DOJ's Chicago Probe Could Expose How We Fail To Punish Bad Cops

Investigators will likely focus on accountability systems that don't hold police accountable.

WASHINGTON -- Justice Department officials hope the broad federal civil rights probe of the Chicago Police Department launched Monday will eventually serve as an example of how other troubled law enforcement agencies can fix problems with investigating and punishing police misconduct.

"There's a lot of places in this country where policing is bad and where intervention is necessary," said Jonathan M. Smith, who until earlier this year ran the small Justice Department unit that investigates civil rights violations by police. But the Civil Rights Division unit didn't -- and doesn't -- have the resources to investigate all the law enforcement agencies with problems.
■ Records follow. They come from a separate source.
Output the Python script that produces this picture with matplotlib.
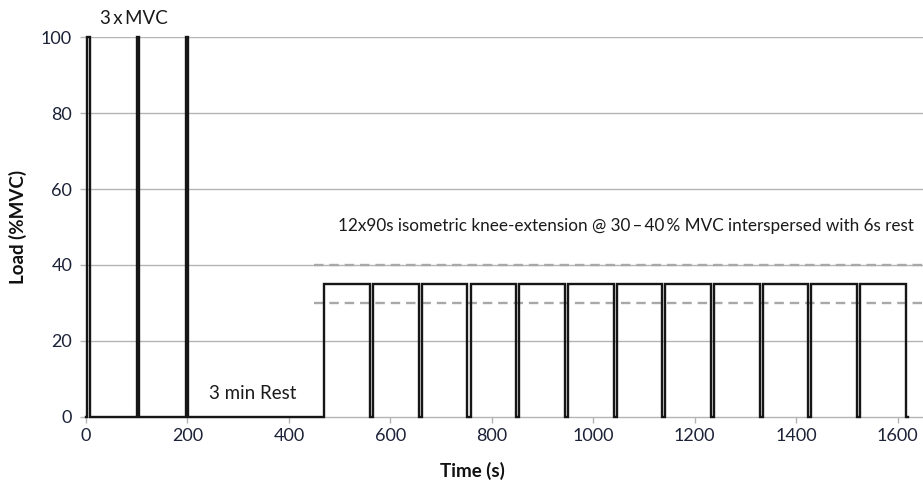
import matplotlib
matplotlib.use("Agg")
import matplotlib.pyplot as plt

plt.rcParams['font.family'] = ['Lato', 'DejaVu Sans']

# MVC trials: onset/offset (s) at 100 %MVC
mvc_on = [2, 100, 197]
mvc_off = [7, 105, 202]
mvc_load = 100

# 12 isometric bouts at ~35 %MVC, 6 s rest between
bout_on = [470, 566, 662, 758, 854, 950, 1046, 1142, 1238, 1334, 1430, 1526]
bout_off = [560, 656, 752, 848, 944, 1040, 1136, 1232, 1328, 1424, 1520, 1616]
bout_load = 35
trace_end = 1621

# target band
band_lo, band_hi = 30, 40
band_start = 450

x_ticks = [0, 200, 400, 600, 800, 1000, 1200, 1400, 1600]
y_ticks = [0, 20, 40, 60, 80, 100]

# build the step trace
t, load = [0], [0]
for on, off in zip(mvc_on, mvc_off):
    t += [on, on, off, off]
    load += [0, mvc_load, mvc_load, 0]
for on, off in zip(bout_on, bout_off):
    t += [on, on, off, off]
    load += [0, bout_load, bout_load, 0]
t.append(trace_end)
load.append(0)

fig = plt.figure(figsize=(9.23, 4.82), dpi=100)
ax = fig.add_axes([0.0932, 0.1349, 0.9068, 0.7883])

xmax = 1650
ax.set_xlim(0, xmax)
ax.set_ylim(0, 100)

for yv in y_ticks[1:]:
    ax.axhline(yv, color="#b4b4b4", lw=1.0, zorder=1)

ax.hlines([band_lo, band_hi], band_start, xmax, colors="#a8a8a8",
          linestyles=(0, (4, 2.5)), lw=1.7, zorder=2)

ax.plot(t, load, color="#161616", lw=1.7, solid_joinstyle="miter", zorder=3,
        clip_on=False)

for s in ["top", "right", "left"]:
    ax.spines[s].set_visible(False)
ax.spines["bottom"].set_color("#b4b4b4")
ax.spines["bottom"].set_linewidth(1.0)

ax.set_xticks(x_ticks)
ax.set_yticks(y_ticks)
ax.tick_params(axis="both", colors="#b4b4b4", labelcolor="#1c2237",
               labelsize=13, length=4, width=1)
ax.tick_params(axis="y", pad=6)
ax.tick_params(axis="x", pad=4)

ax.set_xlabel("Time (s)", fontsize=13.5, fontweight="bold", color="#111111")
ax.set_ylabel("Load (%MVC)", fontsize=13.5, fontweight="bold", color="#111111")
ax.xaxis.set_label_coords(0.462, -0.118)
ax.yaxis.set_label_coords(-0.0705, 0.5)

ax.text(28, 104.8, "3\u2009x\u2009MVC", fontsize=13.5, color="#1a1a1a", va="center")
ax.text(243, 6.3, "3 min Rest", fontsize=13.5, color="#1a1a1a", va="center")
ax.text(1632, 50.2,
        "12x90s isometric knee-extension @ 30\u2009\u2013\u200940\u2009% MVC "
        "interspersed with 6s rest",
        fontsize=12.3, color="#1a1a1a", va="center", ha="right")

fig.savefig("out.png", dpi=100)
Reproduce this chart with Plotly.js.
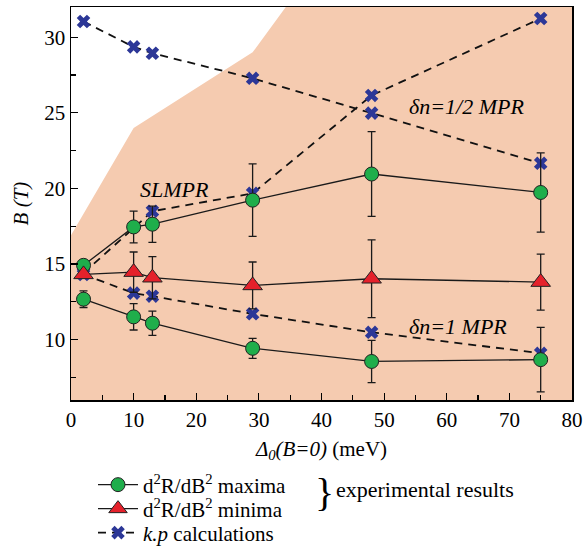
<!DOCTYPE html>
<html>
<head>
<meta charset="utf-8">
<script src="https://cdn.plot.ly/plotly-3.0.1.min.js"></script>
<style>html,body{margin:0;padding:0;background:#fff;}#chart{width:584px;height:548px;}</style>
</head>
<body>
<div id="chart"></div>
<script>
// Shaded region boundary (Δ0, B)
var shadeX = [0, 0, 10, 29, 34.3, 80, 80];
var shadeY = [6, 16.9, 24.0, 29.0, 32, 32, 6];

// k.p calculations (three branches)
var kpUpperX = [2, 10, 13, 29, 48, 75];
var kpUpperY = [31.04, 29.36, 28.94, 27.28, 24.98, 21.66];
var kpSlmprX = [2, 13, 29, 48, 75];
var kpSlmprY = [14.4, 18.49, 19.67, 26.15, 31.24];
var kpLowerX = [2, 10, 13, 29, 48, 75];
var kpLowerY = [14.3, 13.07, 12.87, 11.70, 10.48, 9.09];

// d2R/dB2 maxima (two branches) with error bars
var maxUpperX = [2, 10, 13, 29, 48, 75];
var maxUpperY = [14.91, 17.45, 17.63, 19.22, 20.95, 19.73];
var maxUpperErr = [0, 1.05, 1.2, 2.4, 2.8, 2.62];
var maxLowerX = [2, 10, 13, 29, 48, 75];
var maxLowerY = [12.67, 11.50, 11.08, 9.42, 8.55, 8.67];
var maxLowerErr = [0.55, 0.87, 0.8, 0.66, 1.4, 2.13];

// d2R/dB2 minima with error bars
var minX = [2, 10, 13, 29, 48, 75];
var minY = [14.31, 14.46, 14.09, 13.58, 14.02, 13.80];
var minErr = [0, 1.33, 1.4, 1.55, 2.57, 1.85];

var FONT = "Liberation Serif";
var GREEN = "#1fae4b", RED = "#e5212b", BLUE = "#2c3797", PEACH = "#f5cbb0";

function kpTrace(x, y, show) {
  return {x: x, y: y, type: "scatter", mode: "lines+markers",
    line: {color: "#111", width: 1.8, dash: "8px,6px"},
    marker: {symbol: "x", size: 12, color: BLUE, line: {width: 0}},
    name: "<i>k.p</i> calculations", legend: "legend3", showlegend: show,
    hoverinfo: "x+y"};
}
function expTrace(x, y, err, sym, col, size, name, leg, show) {
  return {x: x, y: y, type: "scatter", mode: "lines+markers",
    line: {color: "#1a1a1a", width: 1.3},
    marker: {symbol: sym, size: size, color: col, line: {color: "#222", width: 1}},
    error_y: {type: "data", array: err, visible: true, color: "#1a1a1a", thickness: 1.3, width: 4},
    name: name, legend: leg, showlegend: show, hoverinfo: "x+y"};
}

var traces = [
  {x: shadeX, y: shadeY, type: "scatter", mode: "lines", fill: "toself",
   fillcolor: PEACH, line: {width: 0, color: PEACH}, showlegend: false, hoverinfo: "skip"},
  kpTrace(kpUpperX, kpUpperY, true),
  kpTrace(kpSlmprX, kpSlmprY, false),
  kpTrace(kpLowerX, kpLowerY, false),
  expTrace(maxUpperX, maxUpperY, maxUpperErr, "circle", GREEN, 14, "d<sup>2</sup>R/dB<sup>2</sup> maxima", "legend", true),
  expTrace(maxLowerX, maxLowerY, maxLowerErr, "circle", GREEN, 14, "d<sup>2</sup>R/dB<sup>2</sup> maxima", "legend", false),
  expTrace(minX, minY, minErr, "triangle-up", RED, 17, "d<sup>2</sup>R/dB<sup>2</sup> minima", "legend2", true)
];

function py(px) { return (400 - px) / 393; }
function pxX(px) { return (px - 71) / 501; }
var legBase = {x: pxX(93), xanchor: "left", yanchor: "middle", bgcolor: "rgba(0,0,0,0)",
  font: {family: FONT, size: 21}, itemwidth: 40};

var layout = {
  width: 584, height: 548,
  margin: {l: 71, r: 12, t: 7, b: 148, autoexpand: false},
  paper_bgcolor: "#fff", plot_bgcolor: "#fff",
  font: {family: FONT, size: 21, color: "#000"},
  xaxis: {range: [0, 80], dtick: 10, tick0: 0, ticks: "inside", ticklen: 7, tickwidth: 1.2,
    tickcolor: "#000", showline: true, linecolor: "#000", linewidth: 1.5, mirror: true,
    showgrid: false, zeroline: false, automargin: false,
    minor: {dtick: 5, ticks: "inside", ticklen: 5, tickwidth: 1.2, tickcolor: "#000", showgrid: false},
    tickfont: {family: FONT, size: 21},
    title: {text: "<i>Δ<sub>0</sub>(B=0)</i> (meV)", font: {family: FONT, size: 21}, standoff: 10}},
  yaxis: {range: [6, 32], dtick: 5, tick0: 0, ticks: "inside", ticklen: 7, tickwidth: 1.2,
    tickcolor: "#000", showline: true, linecolor: "#000", linewidth: 1.5, mirror: true,
    showgrid: false, zeroline: false, automargin: false,
    minor: {dtick: 2.5, ticks: "inside", ticklen: 5, tickwidth: 1.2, tickcolor: "#000", showgrid: false},
    tickfont: {family: FONT, size: 21},
    title: {text: "<i>B (T)</i>", font: {family: FONT, size: 21}, standoff: 10}},
  legend: Object.assign({}, legBase, {y: py(485)}),
  legend2: Object.assign({}, legBase, {y: py(509)}),
  legend3: Object.assign({}, legBase, {y: py(533)}),
  annotations: [
    {x: 16.5, y: 19.9, xref: "x", yref: "y", text: "<i>SLMPR</i>", showarrow: false,
     font: {family: FONT, size: 22}},
    {x: 63.2, y: 25.4, xref: "x", yref: "y", text: "<i>δn=1/2 MPR</i>", showarrow: false,
     font: {family: FONT, size: 22}},
    {x: 61.8, y: 10.86, xref: "x", yref: "y", text: "<i>δn=1 MPR</i>", showarrow: false,
     font: {family: FONT, size: 22}},
    {x: pxX(324.5), y: py(492), xref: "paper", yref: "paper", xanchor: "center", yanchor: "middle",
     text: "}", showarrow: false, font: {family: FONT, size: 40}},
    {x: pxX(334), y: py(489), xref: "paper", yref: "paper", xanchor: "left", yanchor: "middle",
     text: "experimental results", showarrow: false, font: {family: FONT, size: 22}}
  ]
};

Plotly.newPlot("chart", traces, layout, {displayModeBar: false, staticPlot: true});
</script>
</body>
</html>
So it tries to pick targets that can serve as examples.

"It's important for the division, with limited resources, to make decisions that are strategic," Smith said. "Reading the tea leaves, my guess is the [Chicago] investigation will very much focus on accountability, which is a huge problem in a lot of jurisdictions."

Demonstrators protest the police shooting death of Laquan McDonald in Chicago on Dec. 7, 2015.
Demonstrators protest the police shooting death of Laquan McDonald in Chicago on Dec. 7, 2015.
Scott Olson/Getty Images

The Chicago investigation follows the November release of a year-old video showing a police officer shooting and killing 17-year-old Laquan McDonald. Cops' initial accounts of the incident conflicted with the evidence of the video. Those differences and the long delay between the October 2014 shooting and the November 2015 charges against Officer Jason Van Dyke -- paired with data showing widespread issues with how Chicago handles citizen complaints against police -- have raised questions about the mechanisms of accountability.

There's a surprising lack of information -- and no national standards -- on how internal affairs offices in law enforcement agencies across the U.S. handle citizen complaints. The Chicago investigation could produce the most comprehensive look at how one of those accountability systems works -- or doesn't.

Previous Justice Department investigations have highlighted problems like discriminatory policing aimed at minority communities, systemic failure to handle rape cases and patterns of troublesome pedestrian encounters. The recent investigation in Ferguson, Missouri, spotlighted profit-driven policing and an abusive municipal court system.

But like many other recent Justice Department investigations, the Ferguson probe also identified accountability failures, finding the city lacked "any meaningful system for holding officers accountable" for violating the law or department policy. In a Cleveland probe, internal investigators admitted that they conducted inquiries with the "goal of casting the accused officer in the most positive light possible," while another federal report found that internal investigators in Newark, New Jersey, "routinely failed to probe officers' accounts or assess officer credibility."

There is little doubt that Chicago's disciplinary process will now come under Justice Department scrutiny. Recent data collected by the Chicago-based Invisible Institute showed that nearly 96 percent of civilian complaints against the city's police force were not sustained, and roughly 99 percent were not sustained when the complainant was black, though race was not identified in many cases. And Illinois Attorney General Lisa Madigan has specifically asked the Justice Department to look at excessive force and "the lack of accountability for such abuse."

At a press conference Monday, U.S. Attorney General Loretta Lynch said that looking at "how a police department not only tracks but resolves and disciplines" for misuse of force is a "key element" in the type of pattern-or-practice investigation that her department is conducting.

There's a lot unknown. "The standards among internal affairs is just so variable that it's hard to get a handle on it," policing expert Geoffrey Alpert told The Huffington Post earlier this year. "There's some really good internal affairs departments around the country; then there's some really bad ones."

Policing expert Samuel Walker had similarly said there's a "terrible void" of information about how internal affairs units work and that internal affairs officers often have no specialized training and have been pushed into a role they didn't choose.

"Most officers don't want that job. They don't want to have to investigate their fellow officers," Walker told HuffPost. "So in some departments, they more or less get drafted. Now having someone there against his or her will is not a path to professionalism."

Accountability systems are "at the core" of understanding what's happening within a police department and fixing problems, said Smith, the former Justice official. The internal affairs process "should identify not just bad apples, but it should identify broken systems," he added.

"You're never going to have a perfect police department -- people are going to make mistakes. You're going to make mistakes in hiring; you're going to make mistakes in training. An officer is going to make a mistake on the street," Smith said. "The hallmark of a well-functioning institution is that those mistakes are identified and that there are measures taken to address whatever the problem was that led to the mistake."